Reinforcement Learning Techniques and Challenges

Action and Reward

The simplest form of reinforcement learning involves an agent taking an action and observing a reward or penalty based on that action. This type of problem can be addressed with what are called multi-armed bandit models. For example, choosing a restaurant is an action, and the rating based on the experience is the reward. That rating (along with previous scores) affects how likely the agent will choose that restaurant in the future.

Markov Decision Process Models

Markov decision process models address more sophisticated reinforcement learning problems. Markov decision process models involve sequential decision making under uncertainty. Given a state of the environment, the agent selects an action, collects a reward or penalty, and then transitions to a new state. The process then continues until the “game” ends. Card games such as Blackjack/21, playing a video game with joystick actions, and robots navigating mazes are all good examples of Markov decision processes. They have well-defined states, actions, rewards, and state transitions. The goal is to learn an effective policy that identifies the best action to take given a particular state.

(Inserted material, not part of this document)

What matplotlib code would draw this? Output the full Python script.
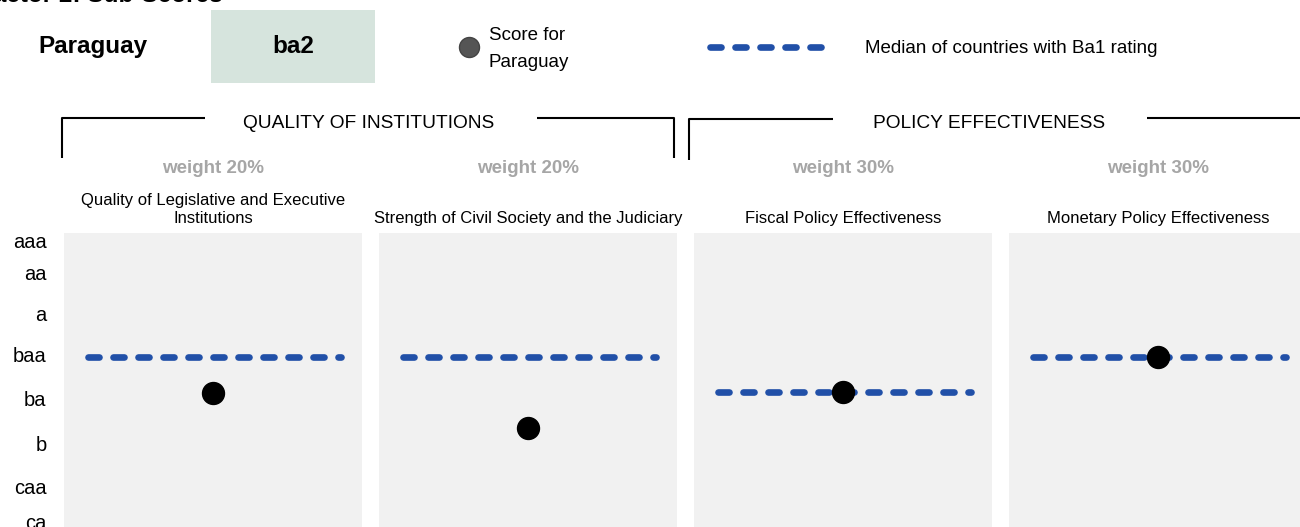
import matplotlib
matplotlib.use("Agg")
import matplotlib.pyplot as plt

plt.rcParams["font.family"] = ["Liberation Sans", "DejaVu Sans"]

# ---- data -------------------------------------------------------------
country = "Paraguay"
country_rating = "ba2"
peer_group = "Ba1"

groups = ["QUALITY OF INSTITUTIONS", "POLICY EFFECTIVENESS"]
subfactors = [
    "Quality of Legislative and Executive\nInstitutions",
    "Strength of Civil Society and the Judiciary",
    "Fiscal Policy Effectiveness",
    "Monetary Policy Effectiveness",
]
weights = ["weight 20%", "weight 20%", "weight 30%", "weight 30%"]

# numeric score scale (lower = stronger)
rating_labels = ["aaa", "aa", "a", "baa", "ba", "b", "caa", "ca"]
rating_ticks = [1.2, 3.4, 6.2, 9.0, 12.0, 15.1, 18.0, 20.4]

country_scores = [11.5, 13.9, 11.4, 9.0]
peer_medians = [9.0, 9.0, 11.4, 9.0]

# ---- layout (pixels) ----------------------------------------------------
W, H = 1300, 527
fig = plt.figure(figsize=(W / 100, H / 100), dpi=100)


def fx(x):
    return x / W


def fy(y):
    return 1 - y / H


BLUE = "#2150a8"
PANEL = "#f1f1f1"
LW = 4.8
DASH = (1.65, 2.1)

panel_left = [64, 379, 694, 1009]
panel_w = 298
panel_top, panel_bottom = 233, 545

for i, left in enumerate(panel_left):
    ax = fig.add_axes([fx(left), fy(panel_bottom), panel_w / W,
                       (panel_bottom - panel_top) / H])
    ax.set_facecolor(PANEL)
    for s in ax.spines.values():
        s.set_visible(False)
    ax.set_xlim(0, 1)
    ax.set_ylim(21.9, 0.53)
    ax.set_xticks([])
    if i == 0:
        ax.set_yticks(rating_ticks)
        ax.set_yticklabels(rating_labels, fontsize=14.5, va="center")
        ax.tick_params(axis="y", length=0, pad=12.5)
    else:
        ax.set_yticks([])
    ax.plot([0.08, 0.93], [peer_medians[i]] * 2, color=BLUE, lw=LW,
            dashes=DASH, dash_capstyle="round", zorder=2)
    ax.plot([0.5], [country_scores[i]], "o", color="black", ms=15.8,
            zorder=3)

# header, legend and group brackets in a full-figure pixel overlay
ov = fig.add_axes([0, 0, 1, 1], facecolor="none")
ov.set_xlim(0, W)
ov.set_ylim(H, 0)
ov.axis("off")

ov.text(223, 2.5, "Factor 2: Sub-Scores", fontsize=17.5, fontweight="bold",
        ha="right", va="baseline")

ov.text(92.5, 53.3, country, fontsize=17.5, fontweight="bold",
        ha="center", va="baseline")
ov.add_patch(plt.Rectangle((211, 10), 164, 73, facecolor="#d6e4dd",
                           edgecolor="none"))
ov.text(293, 53.3, country_rating, fontsize=17.5, fontweight="bold",
        ha="center", va="baseline")

ov.plot([469.3], [47.3], "o", color="#555555", mec="#444444", ms=14.4)
ov.text(488.7, 40, "Score for", fontsize=13.5, ha="left", va="baseline")
ov.text(488.7, 67, country, fontsize=13.5, ha="left", va="baseline")
ov.plot([710, 821], [47.3, 47.3], color=BLUE, lw=LW, dashes=DASH,
        dash_capstyle="round")
ov.text(865, 53.3, f"Median of countries with {peer_group} rating",
        fontsize=13.5, ha="left", va="baseline")

blk = dict(color="black", lw=1.5, solid_capstyle="butt")
ov.plot([61.7, 61.7, 205], [158.3, 118.3, 118.3], **blk)
ov.plot([536.7, 674.3, 674.3], [118.3, 118.3, 158.3], **blk)
ov.plot([689.3, 689.3, 832.7], [160, 119.3, 119.3], **blk)
ov.plot([1147, 1300], [118.3, 118.3], **blk)
ov.text(369, 128, groups[0], fontsize=13.8, ha="center", va="baseline")
ov.text(989, 128, groups[1], fontsize=13.8, ha="center", va="baseline")

for i, left in enumerate(panel_left):
    cx = left + panel_w / 2
    ov.text(cx, 172.7, weights[i], fontsize=13.5, fontweight="bold",
            color="#a6a6a6", ha="center", va="baseline")
    ov.text(cx, 223, subfactors[i], fontsize=12, ha="center",
            va="baseline", multialignment="center", linespacing=1.25)

fig.savefig("out.png", dpi=100)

Challenges and Alternatives

Solving a Markov decision process depends on what the agent knows about the reward and state transitions. Given a state and action, suppose the agent knows the probability distribution that defines the future reward and state transition. In that case, stochastic, dynamic programming methods can identify the optimal action for any particular state. Stochastic, dynamic programming problems can be solved exactly given the state and action spaces, along with the reward and state transition models.

If the agent lacks a reward or state transition model, then the learning must be done through repeated simulated play. Given a state and action, the agent observes a reward and observes the future state. Algorithms such as Q-learning use this information to update the value of the state-action combination. Eventually, the agent will learn effective actions to take given the current state, but this learning may take a long time.